Do you say “rabbit rabbit” on the first of the month to ensure good luck? While the origin of this rodent repetition is mostly unknown it seems to be most prevalent in Britain and North America and is rumored to go back as far as the 13th century. The custom is possibly attributable to Celtic tribes for whom Hares were an important symbol and where we derived the superstition of carrying a lucky rabbit’s foot. I’ve found a few other derivations of the phrase as well including “white rabbit” or “rabbit, rabbit, rabbit.” As for the phrase appearing in print, I’ve only been able to date it back to 1909 when it is referred in a book titled ‘Notes and Queries’ where I found the following:

“My two daughters are in the habit of saying ‘Rabbits!’ on the first day of each month. The word must be spoken aloud, and be the first word said in the month. It brings luck for that month. Other children, I find, use the same formula.”

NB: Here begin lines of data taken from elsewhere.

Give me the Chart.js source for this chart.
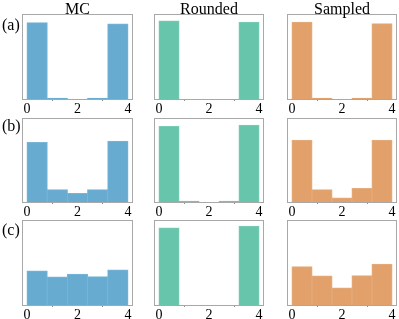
<!DOCTYPE html>
<html>
<head>
<meta charset="utf-8">
<script src="https://cdn.jsdelivr.net/npm/chart.js@4"></script>
<style>
  html, body { margin:0; padding:0; background:#fff; }
  #wrap { position:relative; width:399px; height:319px; overflow:hidden; font-family:"Liberation Serif","DejaVu Serif",serif; }
  .panel { position:absolute; }
  .lbl { position:absolute; font-size:16px; color:#000; white-space:nowrap; line-height:16px; }
</style>
</head>
<body>
<div id="wrap"></div>
<script>
// ---- data ----
const binCenters = [0.4, 1.2, 2.0, 2.8, 3.6];
const tickValues = [0, 2, 4];
const colTitles = ["MC", "Rounded", "Sampled"];
const rowLabels = ["(a)", "(b)", "(c)"];

const mcA      = [0.898, 0.008, 0.0, 0.008, 0.882];
const roundedA = [0.918, 0.0, 0.0, 0.0, 0.902];
const sampledA = [0.902, 0.010, 0.0, 0.010, 0.886];

const mcB      = [0.708, 0.145, 0.102, 0.145, 0.724];
const roundedB = [0.900, 0.008, 0.0, 0.008, 0.913];
const sampledB = [0.735, 0.145, 0.047, 0.161, 0.735];

const mcC      = [0.400, 0.329, 0.361, 0.333, 0.412];
const roundedC = [0.906, 0.0, 0.0, 0.0, 0.926];
const sampledC = [0.450, 0.341, 0.200, 0.345, 0.479];

// ---- layout / style ----
const colColors = ["rgb(103,171,209)", "rgb(103,197,171)", "rgb(226,160,106)"];
const edgeColors = ["rgb(120,181,215)", "rgb(120,205,181)", "rgb(230,172,125)"];
const colX = [[22,133],[154,264],[287,397]];
const rowY = [[14,99],[118,202],[220,305]];
const grid = [[mcA, roundedA, sampledA],[mcB, roundedB, sampledB],[mcC, roundedC, sampledC]];

const wrap = document.getElementById('wrap');
const PADX = 10, PADT = 2, AXH = 16;

const framePlugin = {
  id: 'frame',
  afterDraw(chart) {
    const a = chart.chartArea, ctx = chart.ctx;
    ctx.save();
    ctx.strokeStyle = '#a8a8a8';
    ctx.lineWidth = 1;
    ctx.strokeRect(Math.round(a.left)+0.5, Math.round(a.top)+0.5, Math.round(a.right-a.left)-1, Math.round(a.bottom-a.top));
    ctx.restore();
  }
};

for (let r = 0; r < 3; r++) {
  for (let c = 0; c < 3; c++) {
    const [fl, fr] = colX[c], [ft, fb] = rowY[r];
    const div = document.createElement('div');
    div.className = 'panel';
    const w = (fr - fl) + 2*PADX, h = (fb - ft) + PADT + AXH;
    div.style.left = (fl - PADX) + 'px';
    div.style.top = (ft - PADT) + 'px';
    div.style.width = w + 'px';
    div.style.height = h + 'px';
    const cv = document.createElement('canvas');
    cv.width = w; cv.height = h;
    div.appendChild(cv);
    wrap.appendChild(div);
    const vals = grid[r][c];
    new Chart(cv, {
      type: 'bar',
      data: {
        datasets: [{
          data: binCenters.map((x, i) => ({x: x, y: vals[i]})),
          backgroundColor: colColors[c],
          borderColor: edgeColors[c],
          borderWidth: 1,
          inflateAmount: 0.5,
          barPercentage: 1,
          categoryPercentage: 1,
          borderSkipped: 'bottom'
        }]
      },
      options: {
        responsive: false,
        animation: false,
        devicePixelRatio: 1,
        layout: { padding: { left: PADX, right: PADX, top: PADT, bottom: 0 } },
        plugins: { legend: { display: false }, tooltip: { enabled: false } },
        scales: {
          x: {
            type: 'linear',
            min: -0.2, max: 4.2,
            offset: false,
            afterBuildTicks: (s) => { s.ticks = tickValues.map(v => ({value: v})); },
            afterFit: (s) => { s.height = AXH; },
            grid: { display: true, drawOnChartArea: false, drawTicks: true, tickLength: 2, color: '#888' },
            border: { display: false },
            ticks: {
              autoSkip: false, maxRotation: 0, padding: 0,
              color: '#000',
              font: { family: 'Liberation Serif', size: 14 },
              callback: (v) => String(v)
            }
          },
          y: { display: false, min: 0, max: 1 }
        }
      },
      plugins: [framePlugin]
    });
  }
}

// column titles
colTitles.forEach((t, c) => {
  const d = document.createElement('div');
  d.className = 'lbl';
  d.textContent = t;
  const cx = (colX[c][0] + colX[c][1]) / 2;
  d.style.left = (cx - 60) + 'px';
  d.style.width = '120px';
  d.style.textAlign = 'center';
  d.style.top = '1px';
  wrap.appendChild(d);
});
// row labels
const rowLabelTop = [17, 118, 222];
rowLabels.forEach((t, r) => {
  const d = document.createElement('div');
  d.className = 'lbl';
  d.textContent = t;
  d.style.left = '2px';
  d.style.top = rowLabelTop[r] + 'px';
  wrap.appendChild(d);
});
</script>
</body>
</html>
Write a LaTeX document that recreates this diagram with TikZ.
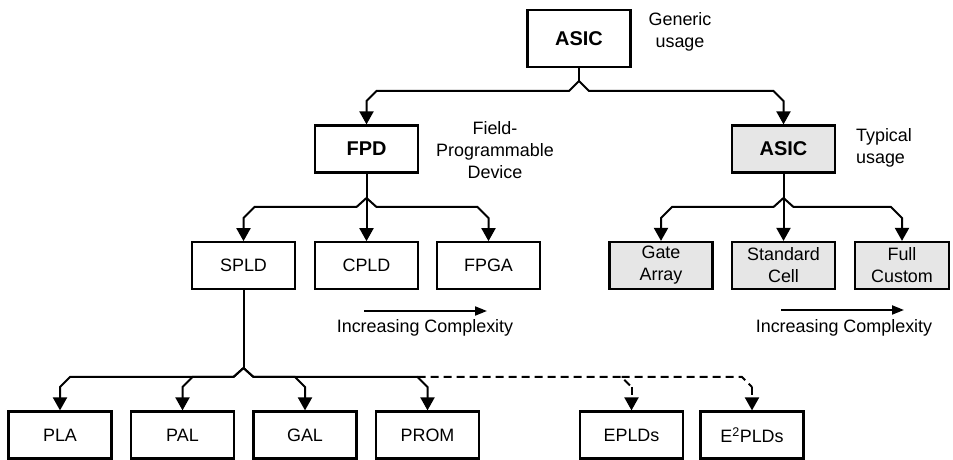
\documentclass[tikz,border=0pt]{standalone}
\usepackage{fontspec}
\setmainfont{Liberation Sans}
\usetikzlibrary{arrows.meta}
\definecolor{boxgray}{RGB}{230,230,230}
\tikzset{
  box/.style={draw=black, line width=2.2bp, minimum width=103bp, minimum height=47bp, inner sep=0pt,
    font=\fontsize{18}{22}\selectfont, align=center},
  thinbox/.style={box, line width=1.7bp},
  bigbox/.style={box, font=\fontsize{20}{24}\selectfont\bfseries},
  grayfill/.style={fill=boxgray},
  conn/.style={line width=2bp, line join=miter},
  tipped/.style={conn, -{Triangle[length=13bp,width=14bp]}},
  dconn/.style={conn, dash pattern=on 8bp off 5bp},
  dtipped/.style={dconn, -{Triangle[length=13bp,width=14bp]}},
  lbl/.style={font=\fontsize{18}{22}\selectfont, align=center, inner sep=0pt},
  cplx/.style={line width=2bp, -{Triangle[length=12bp,width=9bp]}}
}
\begin{document}
\begin{tikzpicture}[x=1bp,y=-1bp]
\useasboundingbox (0,0) rectangle (953,460);
% top level
\node[bigbox, minimum height=57bp] (asic) at (579,38.5) {ASIC};
\node[lbl] (generic) at (680,32) {Generic\\usage};
% second level
\node[bigbox] (fpd) at (366.5,149) {FPD};
\node[lbl] (fpdlbl) at (495,150) {Field-\\Programmable\\Device};
\node[bigbox, grayfill] (asic2) at (783.5,149) {ASIC};
\node[lbl, align=left] (typical) at (884,148) {Typical\\usage};
% third level
\node[thinbox] (spld) at (243.5,265.5) {SPLD};
\node[thinbox] (cpld) at (366.5,265.5) {CPLD};
\node[thinbox] (fpga) at (488.5,265.5) {FPGA};
\node[box, grayfill] (gate) at (661,265.5) {Gate\\Array};
\node[box, grayfill] (std) at (783.5,265.5) {Standard\\Cell};
\node[box, grayfill, minimum width=94bp] (full) at (902,265.5) {Full\\Custom};
% fourth level
\node[box] (pla) at (60,435) {PLA};
\node[box] (pal) at (182.5,435) {PAL};
\node[box] (gal) at (305,435) {GAL};
\node[box] (prom) at (427.5,435) {PROM};
\node[box] (epld) at (631.5,435) {EPLDs};
\node[box] (e2pld) at (752,435) {E\textsuperscript{2}PLDs};
% top connectors
\coordinate (j0) at (579,81);
\draw[conn] (asic.south) -- (j0);
\draw[tipped] (j0) -- (569,91) -- (376.5,91) -- (366.5,101) -- (fpd.north);
\draw[tipped] (j0) -- (589,91) -- (773.5,91) -- (783.5,101) -- (asic2.north);
% FPD connectors
\coordinate (j1) at (366.5,198);
\draw[conn] (fpd.south) -- (j1);
\draw[tipped] (j1) -- (356.5,207) -- (254.5,207) -- (243.5,218) -- (spld.north);
\draw[tipped] (j1) -- (cpld.north);
\draw[tipped] (j1) -- (376.5,207) -- (477.5,207) -- (488.5,218) -- (fpga.north);
% ASIC connectors
\coordinate (j2) at (783.5,198);
\draw[conn] (asic2.south) -- (j2);
\draw[tipped] (j2) -- (773.5,207) -- (672,207) -- (661,218) -- (gate.north);
\draw[tipped] (j2) -- (std.north);
\draw[tipped] (j2) -- (793.5,207) -- (891,207) -- (902,218) -- (full.north);
% SPLD connectors
\coordinate (j3) at (243.5,368);
\draw[conn] (spld.south) -- (j3);
\draw[tipped] (j3) -- (233.5,377) -- (70,377) -- (60,387) -- (pla.north);
\draw[tipped] (j3) -- (233.5,377) -- (192.5,377) -- (182.5,387) -- (pal.north);
\draw[tipped] (j3) -- (253.5,377) -- (295,377) -- (305,387) -- (gal.north);
\draw[tipped] (j3) -- (253.5,377) -- (417.5,377) -- (427.5,387) -- (prom.north);
\coordinate (d0) at (417.5,377);
\draw[dconn] (d0) -- (621.5,377) -- (631.5,387);
\draw[dtipped] (631.5,387) -- (epld.north);
\draw[dconn] (621.5,377) -- (742,377) -- (752,387);
\draw[dtipped] (752,387) -- (e2pld.north);
% complexity arrows
\coordinate (c1a) at (364,311); \coordinate (c1b) at (487,311);
\draw[cplx] (c1a) -- (c1b);
\node[lbl] (ic1) at (425,328) {Increasing Complexity};
\coordinate (c2a) at (781,310); \coordinate (c2b) at (904,310);
\draw[cplx] (c2a) -- (c2b);
\node[lbl] (ic2) at (844,328) {Increasing Complexity};
\end{tikzpicture}
\end{document}
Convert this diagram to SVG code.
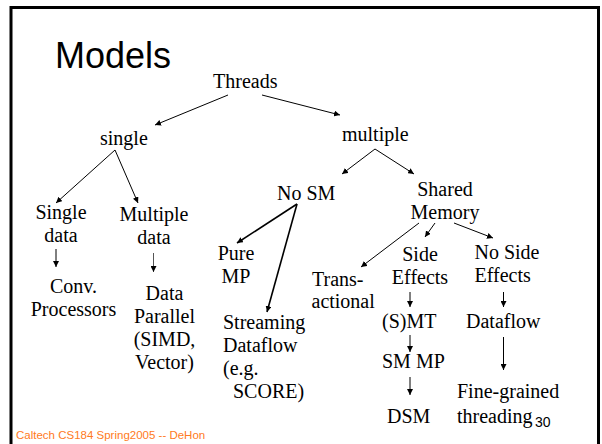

It is said “rabbit rabbit” was also a favorite first of the month phrase for former President Franklin Delano Roosevelt who was also known to carry a lucky rabbit’s foot. (Say that three times real fast.) Additionally, writer Simon Winchester said “white rabbit” for the beginning of 696 months before he forgot to say the phrase one day. Oh my!! Fortunately if you forget to say the phrase “white rabbit” in the morning you can correct this transgression at the end of the day by saying “black rabbit: right before you can go to sleep. In case you forgot to say “rabbit, rabbit” no worries, the proper antidote for that one is “tibbar, tibbar.”